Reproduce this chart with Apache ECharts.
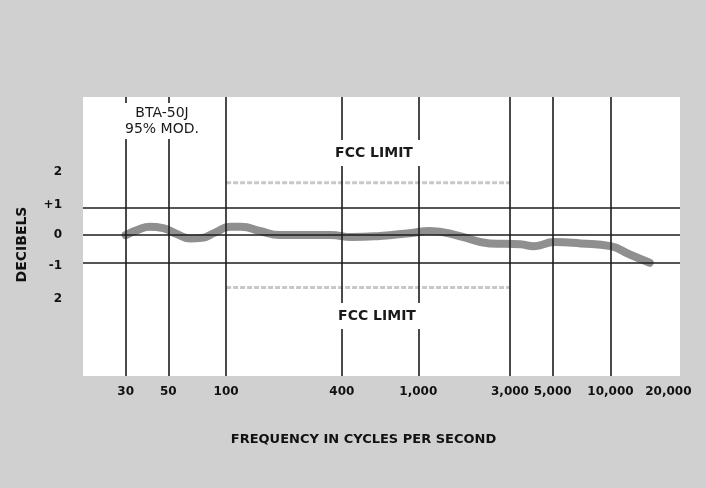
<!DOCTYPE html>
<html>
<head>
<meta charset="utf-8">
<script src="https://cdn.jsdelivr.net/npm/echarts@6/dist/echarts.min.js"></script>
<style>
  html, body { margin: 0; padding: 0; background: #d0d0d0; }
  #chart { width: 706px; height: 488px; }
</style>
</head>
<body>
<div id="chart"></div>
<script>
// Frequency axis: labelled frequencies and the ones that carry a grid line
const freqTickLabels = [30, 50, 100, 400, 1000, 3000, 5000, 10000, 20000];
const freqGridLines = [30, 50, 100, 400, 1000, 3000, 5000, 10000];

// Decibel axis: reference lines and printed scale labels
const dbGridLines = [1, 0, -1];
const dbLabelValues = [2.3, 1.1, 0, -1.1, -2.3];
const dbLabelTexts = ['2', '+1', '0', '-1', '2'];

// Measured response of the BTA-50J at 95% modulation
const responseFreq = [30, 35, 40, 47, 55, 65, 75, 88, 105, 120, 150, 190, 250, 350, 450, 630, 900, 1150, 1650, 2350, 3400, 4000, 5100, 7000, 10000, 12600, 16000];
const responseDb   = [0.0, 0.2, 0.3, 0.25, 0.05, -0.12, -0.1, 0.1, 0.3, 0.3, 0.15, 0.0, 0.0, 0.0, -0.07, -0.03, 0.07, 0.15, -0.04, -0.3, -0.33, -0.4, -0.25, -0.3, -0.4, -0.7, -1.0];

// FCC limit band
const fccLimitDb = [1.9, -1.9];
const fccLimitFreq = [100, 3000];

const chart = echarts.init(document.getElementById('chart'));

const boldFont = 'DejaVu Sans';

const limitSeries = fccLimitDb.map(function (db) {
  return {
    type: 'line',
    silent: true,
    symbol: 'none',
    z: 2,
    lineStyle: { color: '#c8c8c8', width: 3, type: [5, 2] },
    data: fccLimitFreq.map(function (f) { return [f, db]; })
  };
});

const option = {
  animation: false,
  backgroundColor: '#d0d0d0',
  grid: {
    left: 83, right: 26, top: 97, bottom: 112,
    show: true, backgroundColor: '#ffffff', borderWidth: 0
  },
  xAxis: {
    type: 'log',
    logBase: 10,
    min: 18,
    max: 23000,
    name: 'FREQUENCY IN CYCLES PER SECOND',
    nameLocation: 'middle',
    nameGap: 57,
    nameTextStyle: {
      fontFamily: boldFont, fontWeight: 'bold', fontSize: 13, color: '#111',
      padding: [0, 36, 0, 0]
    },
    axisLine: { show: false },
    axisTick: { show: false },
    splitLine: { show: false },
    axisLabel: {
      customValues: freqTickLabels,
      formatter: function (v) { return Number(v).toLocaleString('en-US'); },
      fontFamily: boldFont, fontWeight: 'bold', fontSize: 12, color: '#111',
      margin: 10
    }
  },
  yAxis: {
    type: 'value',
    min: -5.1,
    max: 5,
    name: 'DECIBELS',
    nameLocation: 'middle',
    nameGap: 54,
    nameRotate: 90,
    nameTextStyle: {
      fontFamily: boldFont, fontWeight: 'bold', fontSize: 14, color: '#111',
      padding: [0, 16, 0, 0]
    },
    axisLine: { show: false },
    axisTick: { show: false },
    splitLine: { show: false },
    axisLabel: {
      customValues: dbLabelValues,
      formatter: function (v) {
        const i = dbLabelValues.findIndex(function (d) { return Math.abs(d - v) < 1e-6; });
        return i >= 0 ? dbLabelTexts[i] : '';
      },
      fontFamily: boldFont, fontWeight: 'bold', fontSize: 12, color: '#111',
      margin: 21
    }
  },
  series: [
    {
      // grid lines of the chart paper
      type: 'line',
      silent: true,
      data: [],
      z: 1,
      markLine: {
        silent: true,
        symbol: 'none',
        label: { show: false },
        lineStyle: { color: '#1c1c1c', width: 1.6, type: 'solid' },
        data: freqGridLines.map(function (f) { return { xAxis: f }; })
          .concat(dbGridLines.map(function (d) { return { yAxis: d }; }))
      }
    }
  ].concat(limitSeries).concat([
    {
      type: 'line',
      silent: true,
      symbol: 'none',
      smooth: 0.5,
      z: 3,
      lineStyle: { color: '#8f8f8f', width: 8, cap: 'round' },
      data: responseFreq.map(function (f, i) { return [f, responseDb[i]]; })
    }
  ]),
  graphic: [
    {
      type: 'text', x: 162, y: 103, z: 100,
      style: {
        text: 'BTA-50J\n95% MOD.',
        align: 'center', verticalAlign: 'top',
        fontFamily: 'DejaVu Sans', fontSize: 14, lineHeight: 16,
        fill: '#1a1a1a', backgroundColor: '#ffffff', padding: [2, 6]
      }
    },
    {
      type: 'text', x: 374, y: 153, z: 100,
      style: {
        text: 'FCC LIMIT',
        align: 'center', verticalAlign: 'middle',
        fontFamily: boldFont, fontWeight: 'bold', fontSize: 14,
        fill: '#1a1a1a', backgroundColor: '#ffffff', padding: [6, 8]
      }
    },
    {
      type: 'text', x: 377, y: 316, z: 100,
      style: {
        text: 'FCC LIMIT',
        align: 'center', verticalAlign: 'middle',
        fontFamily: boldFont, fontWeight: 'bold', fontSize: 14,
        fill: '#1a1a1a', backgroundColor: '#ffffff', padding: [6, 8]
      }
    }
  ]
};

chart.setOption(option);
</script>
</body>
</html>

DO THIS
Quote the data above in full, leaving out the pictures it holds.

THE RESULT
Reproduce this chart with Apache ECharts.
<!DOCTYPE html>
<html>
<head>
<meta charset="utf-8">
<script src="https://cdn.jsdelivr.net/npm/echarts@6/dist/echarts.min.js"></script>
<style>
  html, body { margin: 0; padding: 0; background: #d0d0d0; }
  #chart { width: 706px; height: 488px; }
</style>
</head>
<body>
<div id="chart"></div>
<script>
// Frequency axis: labelled frequencies and the ones that carry a grid line
const freqTickLabels = [30, 50, 100, 400, 1000, 3000, 5000, 10000, 20000];
const freqGridLines = [30, 50, 100, 400, 1000, 3000, 5000, 10000];

// Decibel axis: reference lines and printed scale labels
const dbGridLines = [1, 0, -1];
const dbLabelValues = [2.3, 1.1, 0, -1.1, -2.3];
const dbLabelTexts = ['2', '+1', '0', '-1', '2'];

// Measured response of the BTA-50J at 95% modulation
const responseFreq = [30, 35, 40, 47, 55, 65, 75, 88, 105, 120, 150, 190, 250, 350, 450, 630, 900, 1150, 1650, 2350, 3400, 4000, 5100, 7000, 10000, 12600, 16000];
const responseDb   = [0.0, 0.2, 0.3, 0.25, 0.05, -0.12, -0.1, 0.1, 0.3, 0.3, 0.15, 0.0, 0.0, 0.0, -0.07, -0.03, 0.07, 0.15, -0.04, -0.3, -0.33, -0.4, -0.25, -0.3, -0.4, -0.7, -1.0];

// FCC limit band
const fccLimitDb = [1.9, -1.9];
const fccLimitFreq = [100, 3000];

const chart = echarts.init(document.getElementById('chart'));

const boldFont = 'DejaVu Sans';

const limitSeries = fccLimitDb.map(function (db) {
  return {
    type: 'line',
    silent: true,
    symbol: 'none',
    z: 2,
    lineStyle: { color: '#c8c8c8', width: 3, type: [5, 2] },
    data: fccLimitFreq.map(function (f) { return [f, db]; })
  };
});

const option = {
  animation: false,
  backgroundColor: '#d0d0d0',
  grid: {
    left: 83, right: 26, top: 97, bottom: 112,
    show: true, backgroundColor: '#ffffff', borderWidth: 0
  },
  xAxis: {
    type: 'log',
    logBase: 10,
    min: 18,
    max: 23000,
    name: 'FREQUENCY IN CYCLES PER SECOND',
    nameLocation: 'middle',
    nameGap: 57,
    nameTextStyle: {
      fontFamily: boldFont, fontWeight: 'bold', fontSize: 13, color: '#111',
      padding: [0, 36, 0, 0]
    },
    axisLine: { show: false },
    axisTick: { show: false },
    splitLine: { show: false },
    axisLabel: {
      customValues: freqTickLabels,
      formatter: function (v) { return Number(v).toLocaleString('en-US'); },
      fontFamily: boldFont, fontWeight: 'bold', fontSize: 12, color: '#111',
      margin: 10
    }
  },
  yAxis: {
    type: 'value',
    min: -5.1,
    max: 5,
    name: 'DECIBELS',
    nameLocation: 'middle',
    nameGap: 54,
    nameRotate: 90,
    nameTextStyle: {
      fontFamily: boldFont, fontWeight: 'bold', fontSize: 14, color: '#111',
      padding: [0, 16, 0, 0]
    },
    axisLine: { show: false },
    axisTick: { show: false },
    splitLine: { show: false },
    axisLabel: {
      customValues: dbLabelValues,
      formatter: function (v) {
        const i = dbLabelValues.findIndex(function (d) { return Math.abs(d - v) < 1e-6; });
        return i >= 0 ? dbLabelTexts[i] : '';
      },
      fontFamily: boldFont, fontWeight: 'bold', fontSize: 12, color: '#111',
      margin: 21
    }
  },
  series: [
    {
      // grid lines of the chart paper
      type: 'line',
      silent: true,
      data: [],
      z: 1,
      markLine: {
        silent: true,
        symbol: 'none',
        label: { show: false },
        lineStyle: { color: '#1c1c1c', width: 1.6, type: 'solid' },
        data: freqGridLines.map(function (f) { return { xAxis: f }; })
          .concat(dbGridLines.map(function (d) { return { yAxis: d }; }))
      }
    }
  ].concat(limitSeries).concat([
    {
      type: 'line',
      silent: true,
      symbol: 'none',
      smooth: 0.5,
      z: 3,
      lineStyle: { color: '#8f8f8f', width: 8, cap: 'round' },
      data: responseFreq.map(function (f, i) { return [f, responseDb[i]]; })
    }
  ]),
  graphic: [
    {
      type: 'text', x: 162, y: 103, z: 100,
      style: {
        text: 'BTA-50J\n95% MOD.',
        align: 'center', verticalAlign: 'top',
        fontFamily: 'DejaVu Sans', fontSize: 14, lineHeight: 16,
        fill: '#1a1a1a', backgroundColor: '#ffffff', padding: [2, 6]
      }
    },
    {
      type: 'text', x: 374, y: 153, z: 100,
      style: {
        text: 'FCC LIMIT',
        align: 'center', verticalAlign: 'middle',
        fontFamily: boldFont, fontWeight: 'bold', fontSize: 14,
        fill: '#1a1a1a', backgroundColor: '#ffffff', padding: [6, 8]
      }
    },
    {
      type: 'text', x: 377, y: 316, z: 100,
      style: {
        text: 'FCC LIMIT',
        align: 'center', verticalAlign: 'middle',
        fontFamily: boldFont, fontWeight: 'bold', fontSize: 14,
        fill: '#1a1a1a', backgroundColor: '#ffffff', padding: [6, 8]
      }
    }
  ]
};

chart.setOption(option);
</script>
</body>
</html>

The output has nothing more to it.